• _Aim_: Work through the data below and give the number of lines holding "this", nothing more.

[Code that draws figures]

■ ■ ■ ■

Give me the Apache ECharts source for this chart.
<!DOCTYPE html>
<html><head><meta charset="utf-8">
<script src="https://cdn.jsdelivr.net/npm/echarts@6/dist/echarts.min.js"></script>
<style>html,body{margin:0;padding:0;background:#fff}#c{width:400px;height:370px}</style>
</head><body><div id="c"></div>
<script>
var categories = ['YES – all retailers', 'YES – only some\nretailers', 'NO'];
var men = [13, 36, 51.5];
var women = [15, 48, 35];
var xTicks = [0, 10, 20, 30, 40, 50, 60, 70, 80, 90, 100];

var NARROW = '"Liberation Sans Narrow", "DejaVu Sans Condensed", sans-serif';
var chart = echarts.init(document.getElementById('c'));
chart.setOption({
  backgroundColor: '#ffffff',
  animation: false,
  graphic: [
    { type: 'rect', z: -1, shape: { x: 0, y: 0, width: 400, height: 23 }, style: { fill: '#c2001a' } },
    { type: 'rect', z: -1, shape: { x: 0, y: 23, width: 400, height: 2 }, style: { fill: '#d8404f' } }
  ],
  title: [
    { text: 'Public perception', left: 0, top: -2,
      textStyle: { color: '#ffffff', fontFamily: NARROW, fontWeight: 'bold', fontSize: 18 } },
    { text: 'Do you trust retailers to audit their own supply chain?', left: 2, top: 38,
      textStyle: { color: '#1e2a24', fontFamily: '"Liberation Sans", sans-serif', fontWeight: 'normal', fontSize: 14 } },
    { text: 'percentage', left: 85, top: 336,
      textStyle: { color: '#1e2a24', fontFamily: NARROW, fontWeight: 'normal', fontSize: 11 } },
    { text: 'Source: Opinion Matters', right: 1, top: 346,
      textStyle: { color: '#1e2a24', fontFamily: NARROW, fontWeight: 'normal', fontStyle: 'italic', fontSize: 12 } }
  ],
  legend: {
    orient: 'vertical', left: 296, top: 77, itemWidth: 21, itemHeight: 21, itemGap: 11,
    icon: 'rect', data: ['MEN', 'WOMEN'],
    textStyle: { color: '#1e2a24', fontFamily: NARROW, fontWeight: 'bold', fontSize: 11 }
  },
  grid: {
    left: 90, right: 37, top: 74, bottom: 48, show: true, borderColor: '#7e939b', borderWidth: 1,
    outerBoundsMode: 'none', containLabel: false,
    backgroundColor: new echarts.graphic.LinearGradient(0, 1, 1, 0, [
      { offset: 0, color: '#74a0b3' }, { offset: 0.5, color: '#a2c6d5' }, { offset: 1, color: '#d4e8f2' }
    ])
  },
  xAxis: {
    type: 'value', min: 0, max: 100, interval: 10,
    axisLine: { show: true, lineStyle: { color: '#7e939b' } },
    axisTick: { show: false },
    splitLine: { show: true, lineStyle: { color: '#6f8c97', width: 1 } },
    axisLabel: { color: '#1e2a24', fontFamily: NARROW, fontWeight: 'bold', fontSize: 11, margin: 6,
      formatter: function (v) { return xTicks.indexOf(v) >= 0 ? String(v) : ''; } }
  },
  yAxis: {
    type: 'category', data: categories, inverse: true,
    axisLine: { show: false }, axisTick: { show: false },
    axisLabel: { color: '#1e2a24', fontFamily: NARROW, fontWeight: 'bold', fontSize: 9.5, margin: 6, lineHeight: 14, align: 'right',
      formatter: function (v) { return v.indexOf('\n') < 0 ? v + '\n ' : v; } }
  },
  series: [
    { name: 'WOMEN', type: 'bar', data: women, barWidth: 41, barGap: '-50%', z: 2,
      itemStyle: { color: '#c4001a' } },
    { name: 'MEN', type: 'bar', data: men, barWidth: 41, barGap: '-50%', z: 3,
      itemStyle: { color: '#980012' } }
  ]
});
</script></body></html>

■ ■ ■ ■

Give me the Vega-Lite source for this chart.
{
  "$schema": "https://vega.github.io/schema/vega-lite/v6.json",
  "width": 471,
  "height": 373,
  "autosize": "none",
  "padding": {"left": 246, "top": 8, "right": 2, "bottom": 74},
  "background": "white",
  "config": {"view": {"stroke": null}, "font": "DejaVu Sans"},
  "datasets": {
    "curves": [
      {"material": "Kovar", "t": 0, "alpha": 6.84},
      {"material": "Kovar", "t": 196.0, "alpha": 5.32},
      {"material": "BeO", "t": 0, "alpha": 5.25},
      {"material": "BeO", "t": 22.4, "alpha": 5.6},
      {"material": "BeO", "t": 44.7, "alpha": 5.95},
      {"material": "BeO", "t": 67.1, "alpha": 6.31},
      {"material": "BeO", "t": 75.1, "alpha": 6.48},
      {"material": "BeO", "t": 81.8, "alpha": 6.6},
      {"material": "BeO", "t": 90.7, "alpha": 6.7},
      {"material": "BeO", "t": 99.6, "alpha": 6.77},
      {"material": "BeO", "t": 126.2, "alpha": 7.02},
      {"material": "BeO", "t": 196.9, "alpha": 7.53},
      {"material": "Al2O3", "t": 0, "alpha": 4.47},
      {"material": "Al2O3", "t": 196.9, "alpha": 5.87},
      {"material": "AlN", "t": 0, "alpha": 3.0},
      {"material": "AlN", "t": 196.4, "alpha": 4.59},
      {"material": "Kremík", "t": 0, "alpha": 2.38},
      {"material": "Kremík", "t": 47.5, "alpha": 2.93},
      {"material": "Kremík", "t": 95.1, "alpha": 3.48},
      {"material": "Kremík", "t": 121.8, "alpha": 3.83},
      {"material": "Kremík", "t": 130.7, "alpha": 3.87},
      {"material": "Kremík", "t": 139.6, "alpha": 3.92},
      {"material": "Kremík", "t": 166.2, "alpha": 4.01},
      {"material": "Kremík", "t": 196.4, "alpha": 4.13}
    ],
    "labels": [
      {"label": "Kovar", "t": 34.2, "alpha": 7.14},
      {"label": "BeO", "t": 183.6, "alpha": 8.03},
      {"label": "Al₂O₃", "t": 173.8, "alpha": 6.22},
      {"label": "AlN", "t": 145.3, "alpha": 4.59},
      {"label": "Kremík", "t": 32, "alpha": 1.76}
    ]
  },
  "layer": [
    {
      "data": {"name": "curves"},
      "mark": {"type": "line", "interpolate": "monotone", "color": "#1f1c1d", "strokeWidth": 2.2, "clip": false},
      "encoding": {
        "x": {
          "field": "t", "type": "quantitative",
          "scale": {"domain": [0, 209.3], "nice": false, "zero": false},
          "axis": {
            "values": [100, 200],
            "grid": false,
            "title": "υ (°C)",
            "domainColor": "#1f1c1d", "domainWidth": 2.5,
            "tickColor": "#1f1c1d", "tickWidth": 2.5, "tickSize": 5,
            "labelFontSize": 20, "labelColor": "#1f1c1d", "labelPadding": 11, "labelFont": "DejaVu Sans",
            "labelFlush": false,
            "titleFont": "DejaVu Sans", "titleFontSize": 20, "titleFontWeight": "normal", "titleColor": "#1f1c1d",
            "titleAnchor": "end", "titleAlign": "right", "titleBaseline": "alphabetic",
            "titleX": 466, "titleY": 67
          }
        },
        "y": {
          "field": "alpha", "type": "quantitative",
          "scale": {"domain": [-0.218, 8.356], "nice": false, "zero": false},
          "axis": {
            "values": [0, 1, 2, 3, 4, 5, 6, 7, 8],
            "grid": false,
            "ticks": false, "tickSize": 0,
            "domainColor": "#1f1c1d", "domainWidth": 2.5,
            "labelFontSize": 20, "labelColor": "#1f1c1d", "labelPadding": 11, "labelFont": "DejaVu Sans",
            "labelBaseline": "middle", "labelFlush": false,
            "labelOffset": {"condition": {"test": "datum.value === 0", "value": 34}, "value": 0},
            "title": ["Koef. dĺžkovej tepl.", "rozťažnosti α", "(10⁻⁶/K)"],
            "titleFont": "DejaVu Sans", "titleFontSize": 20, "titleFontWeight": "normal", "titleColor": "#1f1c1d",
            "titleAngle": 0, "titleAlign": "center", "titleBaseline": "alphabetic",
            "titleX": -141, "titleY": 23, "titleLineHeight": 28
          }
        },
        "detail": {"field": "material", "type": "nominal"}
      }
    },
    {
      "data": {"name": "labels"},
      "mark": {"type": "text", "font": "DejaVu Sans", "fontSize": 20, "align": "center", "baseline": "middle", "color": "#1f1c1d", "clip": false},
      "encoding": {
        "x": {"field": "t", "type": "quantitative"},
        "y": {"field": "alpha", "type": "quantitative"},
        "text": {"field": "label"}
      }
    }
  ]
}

■ ■ ■ ■

• _Written answer_: 2